Material provided

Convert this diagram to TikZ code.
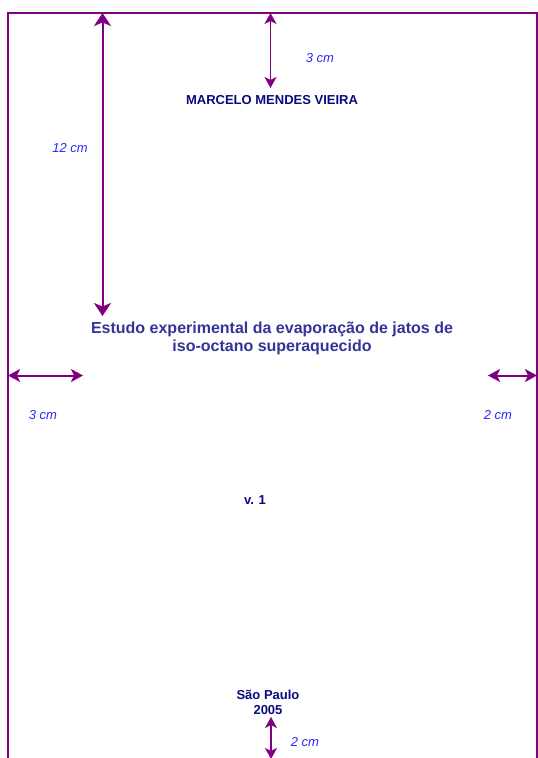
\documentclass[tikz,border=0pt]{standalone}
\usepackage{fontspec}
\setmainfont{Liberation Sans}
\usetikzlibrary{arrows.meta}
\definecolor{linepurple}{RGB}{128,0,128}
\definecolor{dimblue}{RGB}{40,40,255}
\definecolor{navytext}{RGB}{10,10,128}
\definecolor{titleblue}{RGB}{51,51,153}
\tikzset{
  frame/.style={draw=linepurple, line width=1.8pt},
  dimbig/.style={draw=linepurple, line width=2pt, {Stealth[length=13pt,width=17pt,inset=3.5pt]}-{Stealth[length=13pt,width=17pt,inset=3.5pt]}},
  dimthick/.style={draw=linepurple, line width=2pt, {Stealth[length=12pt,width=13pt,inset=3pt]}-{Stealth[length=12pt,width=13pt,inset=3pt]}},
  dimthin/.style={draw=linepurple, line width=1.4pt, {Stealth[length=11pt,width=12pt,inset=3pt]}-{Stealth[length=11pt,width=12pt,inset=3pt]}},
  dimlabel/.style={text=dimblue, font=\fontsize{13}{15}\selectfont\itshape, inner sep=0pt, anchor=base},
  navy/.style={text=navytext, font=\fontsize{13}{15}\selectfont\bfseries, inner sep=0pt, anchor=base, align=center},
  titletext/.style={text=titleblue, font=\fontsize{16}{18}\selectfont\bfseries, inner sep=0pt, anchor=base},
}
\begin{document}
\begin{tikzpicture}[x=1pt,y=-1pt]
\useasboundingbox (0,0) rectangle (538,758);
% page frame
\coordinate (bl) at (8,760);
\coordinate (tl) at (8,13);
\coordinate (tr) at (537,13);
\coordinate (br) at (537,760);
\draw[frame] (bl) -- (tl) -- (tr) -- (br);
% 12 cm arrow
\coordinate (a12top) at (102.5,13);
\coordinate (a12bot) at (102.5,316);
\draw[dimbig] (a12top) -- (a12bot);
\node[dimlabel] (l12) at (70,152.5) {12 cm};
% 3 cm top arrow
\coordinate (a3top) at (270.5,13);
\coordinate (a3bot) at (270.5,88);
\draw[dimthin] (a3top) -- (a3bot);
\node[dimlabel] (l3top) at (320,62) {3 cm};
% author
\node[navy] (author) at (272,104) {MARCELO MENDES VIEIRA};
% title
\node[titletext] (title1) at (272,333) {Estudo experimental da evaporação de jatos de};
\node[titletext] (title2) at (272,351) {iso-octano superaquecido};
% left margin
\coordinate (lmL) at (8,375.5);
\coordinate (lmR) at (83,375.5);
\draw[dimthick] (lmL) -- (lmR);
\node[dimlabel] (l3left) at (43,419) {3 cm};
% right margin
\coordinate (rmL) at (488,375.5);
\coordinate (rmR) at (537,375.5);
\draw[dimthick] (rmL) -- (rmR);
\node[dimlabel] (l2right) at (498,419) {2 cm};
% volume
\node[navy] (vol) at (255,504) {v. 1};
% city and year
\node[navy] (city) at (268,699) {São Paulo};
\node[navy] (year) at (268,714) {2005};
% bottom arrow
\coordinate (bbTop) at (271,717);
\coordinate (bbBot) at (271,759);
\draw[dimthin] (bbTop) -- (bbBot);
\node[dimlabel] (l2bot) at (305,746) {2 cm};
\end{tikzpicture}
\end{document}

Description of the task
Restate the data above word for word. Do not include the images.

Full response
Convert this diagram to TikZ code.
\documentclass[tikz,border=0pt]{standalone}
\usepackage{fontspec}
\setmainfont{Liberation Sans}
\usetikzlibrary{arrows.meta}
\definecolor{linepurple}{RGB}{128,0,128}
\definecolor{dimblue}{RGB}{40,40,255}
\definecolor{navytext}{RGB}{10,10,128}
\definecolor{titleblue}{RGB}{51,51,153}
\tikzset{
  frame/.style={draw=linepurple, line width=1.8pt},
  dimbig/.style={draw=linepurple, line width=2pt, {Stealth[length=13pt,width=17pt,inset=3.5pt]}-{Stealth[length=13pt,width=17pt,inset=3.5pt]}},
  dimthick/.style={draw=linepurple, line width=2pt, {Stealth[length=12pt,width=13pt,inset=3pt]}-{Stealth[length=12pt,width=13pt,inset=3pt]}},
  dimthin/.style={draw=linepurple, line width=1.4pt, {Stealth[length=11pt,width=12pt,inset=3pt]}-{Stealth[length=11pt,width=12pt,inset=3pt]}},
  dimlabel/.style={text=dimblue, font=\fontsize{13}{15}\selectfont\itshape, inner sep=0pt, anchor=base},
  navy/.style={text=navytext, font=\fontsize{13}{15}\selectfont\bfseries, inner sep=0pt, anchor=base, align=center},
  titletext/.style={text=titleblue, font=\fontsize{16}{18}\selectfont\bfseries, inner sep=0pt, anchor=base},
}
\begin{document}
\begin{tikzpicture}[x=1pt,y=-1pt]
\useasboundingbox (0,0) rectangle (538,758);
% page frame
\coordinate (bl) at (8,760);
\coordinate (tl) at (8,13);
\coordinate (tr) at (537,13);
\coordinate (br) at (537,760);
\draw[frame] (bl) -- (tl) -- (tr) -- (br);
% 12 cm arrow
\coordinate (a12top) at (102.5,13);
\coordinate (a12bot) at (102.5,316);
\draw[dimbig] (a12top) -- (a12bot);
\node[dimlabel] (l12) at (70,152.5) {12 cm};
% 3 cm top arrow
\coordinate (a3top) at (270.5,13);
\coordinate (a3bot) at (270.5,88);
\draw[dimthin] (a3top) -- (a3bot);
\node[dimlabel] (l3top) at (320,62) {3 cm};
% author
\node[navy] (author) at (272,104) {MARCELO MENDES VIEIRA};
% title
\node[titletext] (title1) at (272,333) {Estudo experimental da evaporação de jatos de};
\node[titletext] (title2) at (272,351) {iso-octano superaquecido};
% left margin
\coordinate (lmL) at (8,375.5);
\coordinate (lmR) at (83,375.5);
\draw[dimthick] (lmL) -- (lmR);
\node[dimlabel] (l3left) at (43,419) {3 cm};
% right margin
\coordinate (rmL) at (488,375.5);
\coordinate (rmR) at (537,375.5);
\draw[dimthick] (rmL) -- (rmR);
\node[dimlabel] (l2right) at (498,419) {2 cm};
% volume
\node[navy] (vol) at (255,504) {v. 1};
% city and year
\node[navy] (city) at (268,699) {São Paulo};
\node[navy] (year) at (268,714) {2005};
% bottom arrow
\coordinate (bbTop) at (271,717);
\coordinate (bbBot) at (271,759);
\draw[dimthin] (bbTop) -- (bbBot);
\node[dimlabel] (l2bot) at (305,746) {2 cm};
\end{tikzpicture}
\end{document}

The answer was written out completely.